§ **TASK DIRECTIONS**
Working from the top of the listing below, retype each line through the line containing "base = alt.Chart(df)", both included, with no pictures.

■ ■ ■ ■ ■ ■ ■

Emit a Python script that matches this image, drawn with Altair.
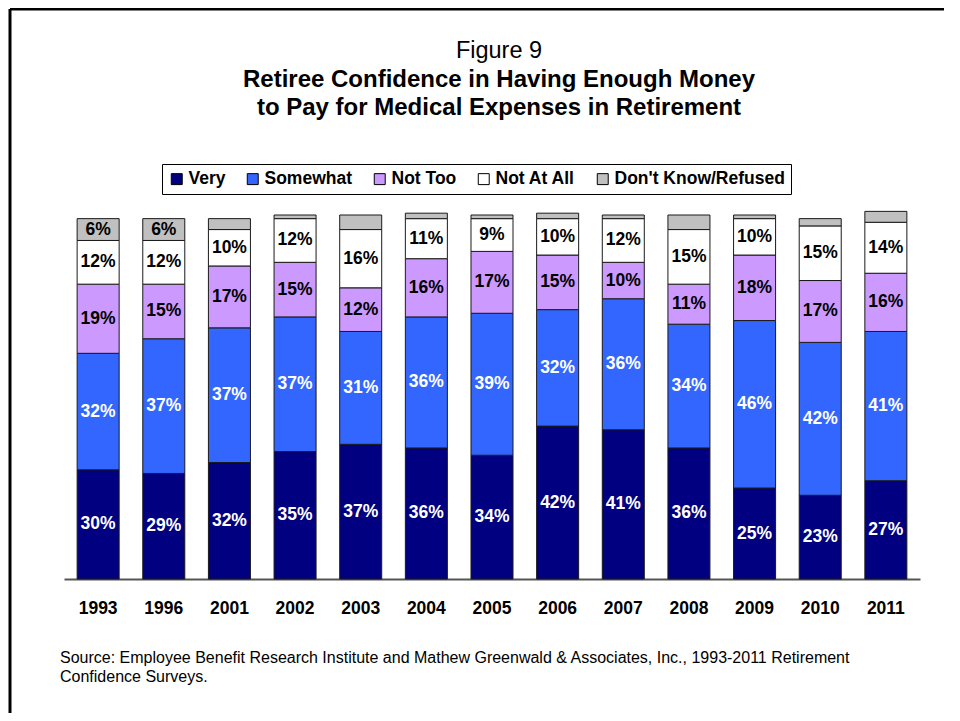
import altair as alt
import pandas as pd

FONT = "Liberation Sans, Arial, Helvetica, sans-serif"

years = ["1993", "1996", "2001", "2002", "2003", "2004", "2005",
         "2006", "2007", "2008", "2009", "2010", "2011"]
series = ["Very", "Somewhat", "Not Too", "Not At All", "Don't Know/Refused"]
colors = ["#000080", "#3366FF", "#CC99FF", "#FFFFFF", "#C0C0C0"]

very = [30, 29, 32, 35, 37, 36, 34, 42, 41, 36, 25, 23, 27]
somewhat = [32, 37, 37, 37, 31, 36, 39, 32, 36, 34, 46, 42, 41]
not_too = [19, 15, 17, 15, 12, 16, 17, 15, 10, 11, 18, 17, 16]
not_at_all = [12, 12, 10, 12, 16, 11, 9, 10, 12, 15, 10, 15, 14]
dont_know = [6, 6, 3, 1, 4, 1.5, 1, 1.5, 1, 4, 1, 2, 3]

values = [very, somewhat, not_too, not_at_all, dont_know]

rows = []
for i, yr in enumerate(years):
    cum = 0
    for j, s in enumerate(series):
        v = values[j][i]
        rows.append(dict(year=yr, series=s, idx=j, value=v, y0=cum, y1=cum + v,
                         mid=cum + v / 2,
                         label=(f"{v:g}%" if (j < 4 or v >= 5) else "")))
        cum += v
df = pd.DataFrame(rows)

x_enc = alt.X("year:N", sort=years, title=None,
              scale=alt.Scale(paddingInner=0.36, paddingOuter=0.2),
              axis=alt.Axis(labelFont=FONT, labelFontSize=17.5, labelFontWeight="bold",
                            labelColor="black", labelAngle=0, ticks=False, tickSize=0,
                            labelPadding=20, domainColor="#555555", domainWidth=2,
                            grid=False))
y_scale = alt.Scale(domain=[0, 100], nice=False, zero=True)

base = alt.Chart(df)

bars = base.mark_bar(stroke="#1a1a1a", strokeWidth=1).encode(
    x=x_enc,
    y=alt.Y("y0:Q", scale=y_scale, axis=None),
    y2="y1:Q",
    color=alt.Color("series:N", sort=series,
                    scale=alt.Scale(domain=series, range=colors),
                    legend=alt.Legend(title=None, orient="none", legendX=98, legendY=-51,
                                      direction="horizontal", columns=5,
                                      symbolType="square", symbolSize=120,
                                      symbolStrokeColor="black", symbolStrokeWidth=1,
                                      labelFont=FONT, labelFontSize=17.5, labelLimit=0,
                                      labelFontWeight="bold", labelColor="black",
                                      columnPadding=18, labelOffset=3, padding=6,
                                      strokeColor="black", fillColor="white")),
)

white_text = base.transform_filter("datum.idx < 2").mark_text(
    font=FONT, fontSize=17.5, fontWeight="bold", color="white", baseline="middle"
).encode(x=alt.X("year:N", sort=years), y=alt.Y("mid:Q", scale=y_scale), text="label:N")

black_text = base.transform_filter("datum.idx >= 2 && datum.label != ''").mark_text(
    font=FONT, fontSize=17.5, fontWeight="bold", color="black", baseline="middle"
).encode(x=alt.X("year:N", sort=years), y=alt.Y("mid:Q", scale=y_scale), text="label:N")

one = alt.Data(values=[{}])

def txt(s, x, y, size, weight="normal", align="center"):
    return alt.Chart(one).mark_text(font=FONT, fontSize=size, fontWeight=weight,
                                    align=align, baseline="alphabetic", color="black").encode(
        x=alt.value(x), y=alt.value(y), text=alt.value(s))

t0 = txt("Figure 9", 435, -157, 23.5)
t1 = txt("Retiree Confidence in Having Enough Money", 435, -128, 24, "bold")
t2 = txt("to Pay for Medical Expenses in Retirement", 435, -100, 24, "bold")
s1 = txt("Source:  Employee Benefit Research Institute and Mathew Greenwald & Associates, Inc., 1993-2011 Retirement",
         -4, 448, 16, align="left")
s2 = txt("Confidence Surveys.", -4, 467, 16, align="left")

frame_left = alt.Chart(one).mark_rule(color="black", strokeWidth=3).encode(
    x=alt.value(-54), y=alt.value(-206), y2=alt.value(520))
frame_top = alt.Chart(one).mark_rule(color="black", strokeWidth=3).encode(
    x=alt.value(-54), x2=alt.value(900), y=alt.value(-206))

chart = alt.layer(bars, white_text, black_text, t0, t1, t2, s1, s2,
                  frame_left, frame_top).properties(
    width=856, height=364,
    padding={"left": 56, "top": 207, "right": 24, "bottom": 134},
    autosize=alt.AutoSizeParams(type="none"),
).configure_view(stroke=None)

chart.save("out.html", embed_options={"renderer": "svg", "actions": False})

■ ■ ■ ■ ■ ■ ■

§ **EXERCISE SOLUTION**
Emit a Python script that matches this image, drawn with Altair.
import altair as alt
import pandas as pd

FONT = "Liberation Sans, Arial, Helvetica, sans-serif"

years = ["1993", "1996", "2001", "2002", "2003", "2004", "2005",
         "2006", "2007", "2008", "2009", "2010", "2011"]
series = ["Very", "Somewhat", "Not Too", "Not At All", "Don't Know/Refused"]
colors = ["#000080", "#3366FF", "#CC99FF", "#FFFFFF", "#C0C0C0"]

very = [30, 29, 32, 35, 37, 36, 34, 42, 41, 36, 25, 23, 27]
somewhat = [32, 37, 37, 37, 31, 36, 39, 32, 36, 34, 46, 42, 41]
not_too = [19, 15, 17, 15, 12, 16, 17, 15, 10, 11, 18, 17, 16]
not_at_all = [12, 12, 10, 12, 16, 11, 9, 10, 12, 15, 10, 15, 14]
dont_know = [6, 6, 3, 1, 4, 1.5, 1, 1.5, 1, 4, 1, 2, 3]

values = [very, somewhat, not_too, not_at_all, dont_know]

rows = []
for i, yr in enumerate(years):
    cum = 0
    for j, s in enumerate(series):
        v = values[j][i]
        rows.append(dict(year=yr, series=s, idx=j, value=v, y0=cum, y1=cum + v,
                         mid=cum + v / 2,
                         label=(f"{v:g}%" if (j < 4 or v >= 5) else "")))
        cum += v
df = pd.DataFrame(rows)

x_enc = alt.X("year:N", sort=years, title=None,
              scale=alt.Scale(paddingInner=0.36, paddingOuter=0.2),
              axis=alt.Axis(labelFont=FONT, labelFontSize=17.5, labelFontWeight="bold",
                            labelColor="black", labelAngle=0, ticks=False, tickSize=0,
                            labelPadding=20, domainColor="#555555", domainWidth=2,
                            grid=False))
y_scale = alt.Scale(domain=[0, 100], nice=False, zero=True)

base = alt.Chart(df)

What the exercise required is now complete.